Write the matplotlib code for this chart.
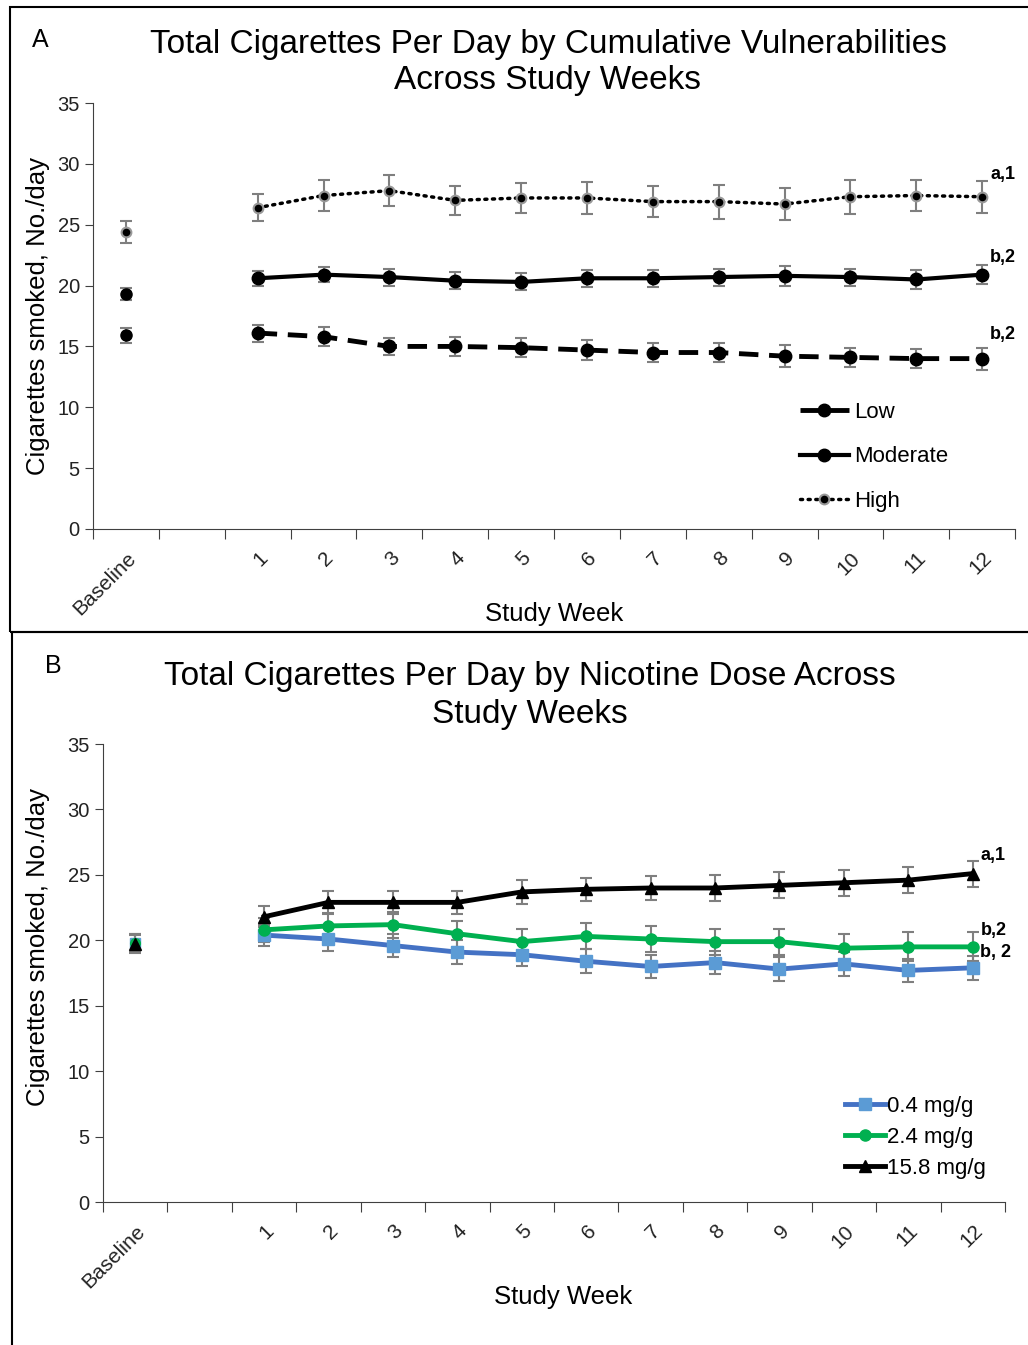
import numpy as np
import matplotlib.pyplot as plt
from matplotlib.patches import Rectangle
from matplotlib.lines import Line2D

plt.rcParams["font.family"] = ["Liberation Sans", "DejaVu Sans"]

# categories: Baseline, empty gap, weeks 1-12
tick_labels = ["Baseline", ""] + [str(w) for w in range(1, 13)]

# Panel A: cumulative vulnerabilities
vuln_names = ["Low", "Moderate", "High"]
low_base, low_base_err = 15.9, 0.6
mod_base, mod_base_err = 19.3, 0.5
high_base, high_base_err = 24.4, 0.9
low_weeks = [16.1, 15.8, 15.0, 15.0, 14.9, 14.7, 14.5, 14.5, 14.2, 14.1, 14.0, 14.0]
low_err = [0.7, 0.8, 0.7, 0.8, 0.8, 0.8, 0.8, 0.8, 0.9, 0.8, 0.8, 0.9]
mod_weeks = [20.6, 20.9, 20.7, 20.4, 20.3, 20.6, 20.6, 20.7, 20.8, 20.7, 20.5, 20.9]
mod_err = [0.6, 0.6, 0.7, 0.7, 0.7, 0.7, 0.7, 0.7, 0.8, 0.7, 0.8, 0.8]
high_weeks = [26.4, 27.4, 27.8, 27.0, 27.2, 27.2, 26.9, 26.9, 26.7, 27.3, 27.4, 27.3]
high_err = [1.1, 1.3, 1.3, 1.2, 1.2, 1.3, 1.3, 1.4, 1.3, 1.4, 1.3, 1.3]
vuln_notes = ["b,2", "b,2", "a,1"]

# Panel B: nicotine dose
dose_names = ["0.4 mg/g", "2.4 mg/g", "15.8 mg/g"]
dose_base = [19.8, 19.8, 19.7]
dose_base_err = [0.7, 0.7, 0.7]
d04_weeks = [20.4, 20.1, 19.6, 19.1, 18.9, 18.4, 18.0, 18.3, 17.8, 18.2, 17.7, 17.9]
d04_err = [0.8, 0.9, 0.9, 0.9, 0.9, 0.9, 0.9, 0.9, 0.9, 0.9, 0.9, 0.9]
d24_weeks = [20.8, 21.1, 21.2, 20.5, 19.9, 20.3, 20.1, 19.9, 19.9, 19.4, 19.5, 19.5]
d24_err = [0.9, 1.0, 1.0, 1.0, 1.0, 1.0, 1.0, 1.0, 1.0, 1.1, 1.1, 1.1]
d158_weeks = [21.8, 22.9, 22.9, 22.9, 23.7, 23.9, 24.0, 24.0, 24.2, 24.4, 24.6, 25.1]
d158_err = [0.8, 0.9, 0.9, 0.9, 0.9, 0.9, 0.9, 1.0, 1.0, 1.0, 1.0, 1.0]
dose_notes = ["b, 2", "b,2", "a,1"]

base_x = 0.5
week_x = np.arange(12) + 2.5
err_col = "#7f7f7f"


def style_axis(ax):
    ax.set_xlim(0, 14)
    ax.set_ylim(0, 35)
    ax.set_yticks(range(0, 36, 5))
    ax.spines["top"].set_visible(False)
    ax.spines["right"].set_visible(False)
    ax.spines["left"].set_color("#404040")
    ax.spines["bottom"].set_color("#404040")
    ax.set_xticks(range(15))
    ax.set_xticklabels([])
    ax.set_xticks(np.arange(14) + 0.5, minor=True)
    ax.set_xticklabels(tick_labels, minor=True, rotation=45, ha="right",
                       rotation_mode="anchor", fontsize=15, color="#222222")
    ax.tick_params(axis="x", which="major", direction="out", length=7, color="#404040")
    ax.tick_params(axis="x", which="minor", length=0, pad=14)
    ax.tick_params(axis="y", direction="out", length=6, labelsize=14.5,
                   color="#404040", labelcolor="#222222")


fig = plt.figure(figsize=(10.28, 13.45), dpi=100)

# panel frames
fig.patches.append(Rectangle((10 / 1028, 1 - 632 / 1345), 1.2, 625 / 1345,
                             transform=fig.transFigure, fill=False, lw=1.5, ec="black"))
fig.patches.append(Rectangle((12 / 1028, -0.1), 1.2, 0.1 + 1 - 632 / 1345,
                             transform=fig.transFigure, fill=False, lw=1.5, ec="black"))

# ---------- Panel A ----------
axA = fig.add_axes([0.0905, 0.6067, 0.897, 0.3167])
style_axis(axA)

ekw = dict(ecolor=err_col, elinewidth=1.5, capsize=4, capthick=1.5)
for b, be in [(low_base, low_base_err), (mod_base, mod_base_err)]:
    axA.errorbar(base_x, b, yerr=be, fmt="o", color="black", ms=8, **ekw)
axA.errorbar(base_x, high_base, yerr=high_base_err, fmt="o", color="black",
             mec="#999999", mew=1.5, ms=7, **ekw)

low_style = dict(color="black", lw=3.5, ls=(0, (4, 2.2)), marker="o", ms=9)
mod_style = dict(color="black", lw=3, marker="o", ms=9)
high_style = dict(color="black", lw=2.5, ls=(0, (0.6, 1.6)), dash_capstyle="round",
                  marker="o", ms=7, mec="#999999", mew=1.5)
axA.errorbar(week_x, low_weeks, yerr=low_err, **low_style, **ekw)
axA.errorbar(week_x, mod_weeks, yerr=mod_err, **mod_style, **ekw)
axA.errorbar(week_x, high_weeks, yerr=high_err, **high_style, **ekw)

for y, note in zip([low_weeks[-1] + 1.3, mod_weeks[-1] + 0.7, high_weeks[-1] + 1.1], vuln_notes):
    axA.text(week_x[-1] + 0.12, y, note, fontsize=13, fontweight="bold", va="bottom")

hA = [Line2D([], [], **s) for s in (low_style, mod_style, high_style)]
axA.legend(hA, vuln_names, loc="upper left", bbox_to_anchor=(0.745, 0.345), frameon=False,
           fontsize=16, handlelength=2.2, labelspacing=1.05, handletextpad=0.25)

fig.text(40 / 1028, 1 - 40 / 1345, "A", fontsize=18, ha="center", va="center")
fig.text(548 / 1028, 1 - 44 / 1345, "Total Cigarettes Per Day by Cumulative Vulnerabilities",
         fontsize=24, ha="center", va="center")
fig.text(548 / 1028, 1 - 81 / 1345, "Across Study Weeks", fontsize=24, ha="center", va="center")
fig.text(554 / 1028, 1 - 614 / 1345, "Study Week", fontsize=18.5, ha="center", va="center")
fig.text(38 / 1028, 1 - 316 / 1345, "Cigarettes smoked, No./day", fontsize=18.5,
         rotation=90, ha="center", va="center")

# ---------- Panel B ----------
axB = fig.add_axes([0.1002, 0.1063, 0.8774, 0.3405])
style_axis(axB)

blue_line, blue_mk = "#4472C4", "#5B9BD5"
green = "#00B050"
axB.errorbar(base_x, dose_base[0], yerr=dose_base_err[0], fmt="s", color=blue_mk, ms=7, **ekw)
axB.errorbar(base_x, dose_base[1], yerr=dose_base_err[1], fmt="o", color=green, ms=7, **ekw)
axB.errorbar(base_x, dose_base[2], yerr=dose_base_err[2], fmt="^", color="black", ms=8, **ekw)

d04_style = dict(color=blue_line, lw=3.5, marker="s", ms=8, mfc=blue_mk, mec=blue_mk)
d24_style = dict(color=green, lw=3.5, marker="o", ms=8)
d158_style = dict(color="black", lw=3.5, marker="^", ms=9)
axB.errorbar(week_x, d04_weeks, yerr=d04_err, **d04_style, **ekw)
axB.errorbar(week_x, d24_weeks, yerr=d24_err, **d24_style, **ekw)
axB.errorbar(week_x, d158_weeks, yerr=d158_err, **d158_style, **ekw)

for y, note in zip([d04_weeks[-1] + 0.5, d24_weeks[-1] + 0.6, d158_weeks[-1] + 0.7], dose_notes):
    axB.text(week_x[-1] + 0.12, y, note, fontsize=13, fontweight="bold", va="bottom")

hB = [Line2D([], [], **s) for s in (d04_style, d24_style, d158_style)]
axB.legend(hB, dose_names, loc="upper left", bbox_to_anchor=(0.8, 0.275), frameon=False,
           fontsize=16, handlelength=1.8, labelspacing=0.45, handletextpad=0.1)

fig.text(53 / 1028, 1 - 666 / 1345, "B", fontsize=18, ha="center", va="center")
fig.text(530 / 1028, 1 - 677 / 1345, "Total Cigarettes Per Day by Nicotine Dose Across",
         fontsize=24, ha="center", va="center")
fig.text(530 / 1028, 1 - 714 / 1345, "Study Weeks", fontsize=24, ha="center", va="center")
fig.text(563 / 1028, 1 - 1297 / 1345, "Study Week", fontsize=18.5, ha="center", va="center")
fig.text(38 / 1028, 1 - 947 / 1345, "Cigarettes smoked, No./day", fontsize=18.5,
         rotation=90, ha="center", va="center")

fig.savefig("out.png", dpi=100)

== Problem to solve ==
Only lines belong in the copy: transcribe those from the start of the data through the line that contains "in range(1, 13)]", and skip the pictures.

== Completed task ==
Write the matplotlib code for this chart.
import numpy as np
import matplotlib.pyplot as plt
from matplotlib.patches import Rectangle
from matplotlib.lines import Line2D

plt.rcParams["font.family"] = ["Liberation Sans", "DejaVu Sans"]

# categories: Baseline, empty gap, weeks 1-12
tick_labels = ["Baseline", ""] + [str(w) for w in range(1, 13)]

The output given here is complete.